>>
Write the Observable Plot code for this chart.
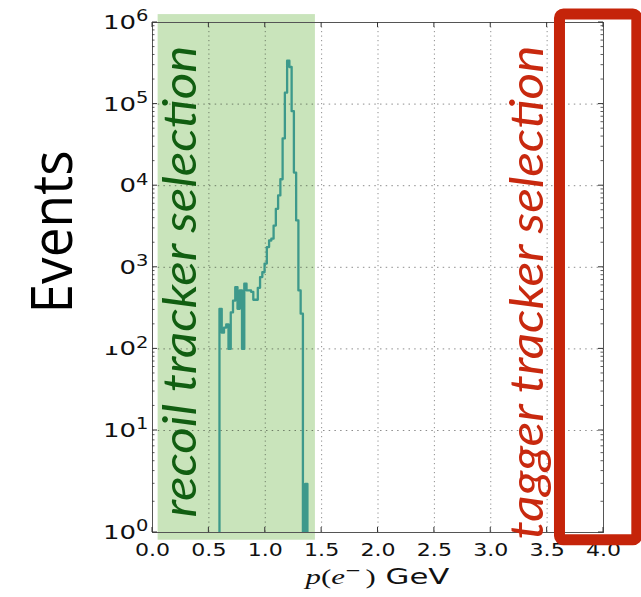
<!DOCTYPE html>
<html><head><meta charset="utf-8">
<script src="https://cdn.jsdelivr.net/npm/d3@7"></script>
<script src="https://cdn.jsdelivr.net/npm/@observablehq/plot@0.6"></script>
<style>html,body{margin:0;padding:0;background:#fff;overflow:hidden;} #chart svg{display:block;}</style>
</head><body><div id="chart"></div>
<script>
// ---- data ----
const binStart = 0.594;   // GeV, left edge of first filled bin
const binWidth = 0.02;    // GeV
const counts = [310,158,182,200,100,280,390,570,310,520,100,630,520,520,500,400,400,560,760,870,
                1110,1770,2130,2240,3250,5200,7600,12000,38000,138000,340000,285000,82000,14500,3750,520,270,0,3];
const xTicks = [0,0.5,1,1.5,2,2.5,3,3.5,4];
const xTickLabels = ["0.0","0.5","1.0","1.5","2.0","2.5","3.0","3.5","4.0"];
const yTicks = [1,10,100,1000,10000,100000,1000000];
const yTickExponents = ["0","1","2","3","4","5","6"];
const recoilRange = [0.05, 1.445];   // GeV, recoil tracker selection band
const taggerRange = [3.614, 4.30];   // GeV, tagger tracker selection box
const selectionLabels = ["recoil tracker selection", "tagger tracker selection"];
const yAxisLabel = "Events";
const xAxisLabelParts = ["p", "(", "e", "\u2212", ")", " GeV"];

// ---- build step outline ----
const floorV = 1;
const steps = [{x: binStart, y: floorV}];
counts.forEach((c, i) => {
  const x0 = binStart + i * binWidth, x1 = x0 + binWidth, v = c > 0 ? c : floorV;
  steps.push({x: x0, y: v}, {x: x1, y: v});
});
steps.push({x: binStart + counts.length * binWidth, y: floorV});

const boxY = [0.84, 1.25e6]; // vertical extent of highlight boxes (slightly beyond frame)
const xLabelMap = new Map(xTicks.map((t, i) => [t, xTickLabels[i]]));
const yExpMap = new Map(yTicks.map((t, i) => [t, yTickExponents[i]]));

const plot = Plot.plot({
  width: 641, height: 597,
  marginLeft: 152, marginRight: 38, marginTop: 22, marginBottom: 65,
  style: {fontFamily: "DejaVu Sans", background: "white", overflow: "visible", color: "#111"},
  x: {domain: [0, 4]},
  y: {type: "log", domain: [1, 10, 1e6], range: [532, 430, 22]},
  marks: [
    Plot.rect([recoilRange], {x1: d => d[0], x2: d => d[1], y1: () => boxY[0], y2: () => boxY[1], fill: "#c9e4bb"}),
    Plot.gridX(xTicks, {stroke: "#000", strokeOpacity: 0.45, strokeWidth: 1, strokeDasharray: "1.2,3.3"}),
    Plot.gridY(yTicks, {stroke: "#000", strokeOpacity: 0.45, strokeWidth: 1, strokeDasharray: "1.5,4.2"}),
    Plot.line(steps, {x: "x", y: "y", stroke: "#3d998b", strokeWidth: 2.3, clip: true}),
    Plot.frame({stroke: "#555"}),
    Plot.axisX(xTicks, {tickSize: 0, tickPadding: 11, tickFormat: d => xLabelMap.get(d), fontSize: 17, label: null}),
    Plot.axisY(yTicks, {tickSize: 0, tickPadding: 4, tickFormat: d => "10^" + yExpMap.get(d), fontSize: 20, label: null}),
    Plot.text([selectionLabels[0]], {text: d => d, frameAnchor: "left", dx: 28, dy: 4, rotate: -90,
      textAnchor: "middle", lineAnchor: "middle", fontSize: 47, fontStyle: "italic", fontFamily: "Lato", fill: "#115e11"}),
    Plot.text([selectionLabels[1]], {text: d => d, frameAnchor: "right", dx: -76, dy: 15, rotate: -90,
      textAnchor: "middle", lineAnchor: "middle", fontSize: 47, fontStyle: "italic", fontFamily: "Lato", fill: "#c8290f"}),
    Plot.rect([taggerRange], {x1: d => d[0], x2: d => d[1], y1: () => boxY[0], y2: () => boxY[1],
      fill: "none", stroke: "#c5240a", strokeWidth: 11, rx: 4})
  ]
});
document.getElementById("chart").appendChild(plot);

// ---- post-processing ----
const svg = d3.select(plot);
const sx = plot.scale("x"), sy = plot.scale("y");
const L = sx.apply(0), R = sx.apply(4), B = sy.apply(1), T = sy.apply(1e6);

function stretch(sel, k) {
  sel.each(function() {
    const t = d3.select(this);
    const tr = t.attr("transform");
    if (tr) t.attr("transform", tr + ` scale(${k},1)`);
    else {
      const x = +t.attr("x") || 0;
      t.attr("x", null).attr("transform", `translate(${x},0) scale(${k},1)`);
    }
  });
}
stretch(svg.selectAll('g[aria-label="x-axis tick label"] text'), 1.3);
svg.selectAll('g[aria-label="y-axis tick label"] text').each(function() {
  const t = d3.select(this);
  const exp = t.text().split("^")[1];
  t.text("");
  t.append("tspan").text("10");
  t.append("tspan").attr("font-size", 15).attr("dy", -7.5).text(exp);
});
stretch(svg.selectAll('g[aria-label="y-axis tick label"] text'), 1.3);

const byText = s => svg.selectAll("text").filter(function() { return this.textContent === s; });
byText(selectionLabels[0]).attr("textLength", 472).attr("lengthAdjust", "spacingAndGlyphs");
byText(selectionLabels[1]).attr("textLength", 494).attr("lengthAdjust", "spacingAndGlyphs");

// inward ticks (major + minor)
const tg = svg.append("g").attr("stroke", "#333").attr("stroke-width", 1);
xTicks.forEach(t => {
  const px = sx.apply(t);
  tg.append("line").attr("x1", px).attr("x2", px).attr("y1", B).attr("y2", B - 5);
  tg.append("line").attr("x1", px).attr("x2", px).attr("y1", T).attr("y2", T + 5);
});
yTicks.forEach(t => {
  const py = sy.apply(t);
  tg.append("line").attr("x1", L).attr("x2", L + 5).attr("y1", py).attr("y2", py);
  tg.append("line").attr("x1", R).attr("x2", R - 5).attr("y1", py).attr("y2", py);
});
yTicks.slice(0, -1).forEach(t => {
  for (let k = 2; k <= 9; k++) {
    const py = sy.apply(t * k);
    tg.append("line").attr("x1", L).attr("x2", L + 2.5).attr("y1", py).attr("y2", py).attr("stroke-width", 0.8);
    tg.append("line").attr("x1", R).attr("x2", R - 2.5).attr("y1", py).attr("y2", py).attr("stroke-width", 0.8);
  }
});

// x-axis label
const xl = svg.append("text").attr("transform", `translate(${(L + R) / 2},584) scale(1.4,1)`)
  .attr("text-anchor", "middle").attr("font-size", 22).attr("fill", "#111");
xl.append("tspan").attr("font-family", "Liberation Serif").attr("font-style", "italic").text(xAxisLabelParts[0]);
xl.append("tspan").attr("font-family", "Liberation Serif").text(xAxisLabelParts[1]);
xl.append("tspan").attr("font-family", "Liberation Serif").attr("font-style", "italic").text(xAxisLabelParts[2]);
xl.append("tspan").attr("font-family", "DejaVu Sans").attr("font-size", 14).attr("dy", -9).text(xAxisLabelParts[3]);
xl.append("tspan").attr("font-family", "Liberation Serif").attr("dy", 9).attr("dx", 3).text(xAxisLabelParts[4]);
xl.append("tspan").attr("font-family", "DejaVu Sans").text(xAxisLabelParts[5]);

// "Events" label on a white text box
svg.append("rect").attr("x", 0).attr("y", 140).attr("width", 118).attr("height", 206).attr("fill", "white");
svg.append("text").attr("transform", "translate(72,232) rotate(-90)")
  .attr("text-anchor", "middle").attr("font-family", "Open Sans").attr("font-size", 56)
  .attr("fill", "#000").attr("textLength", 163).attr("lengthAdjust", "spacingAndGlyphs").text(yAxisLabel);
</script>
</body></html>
<<
Search the data for the string "this". List each line that has it.

Write the Observable Plot code for this chart.
    const t = d3.select(this);
  const t = d3.select(this);
const byText = s => svg.selectAll("text").filter(function() { return this.textContent === s; });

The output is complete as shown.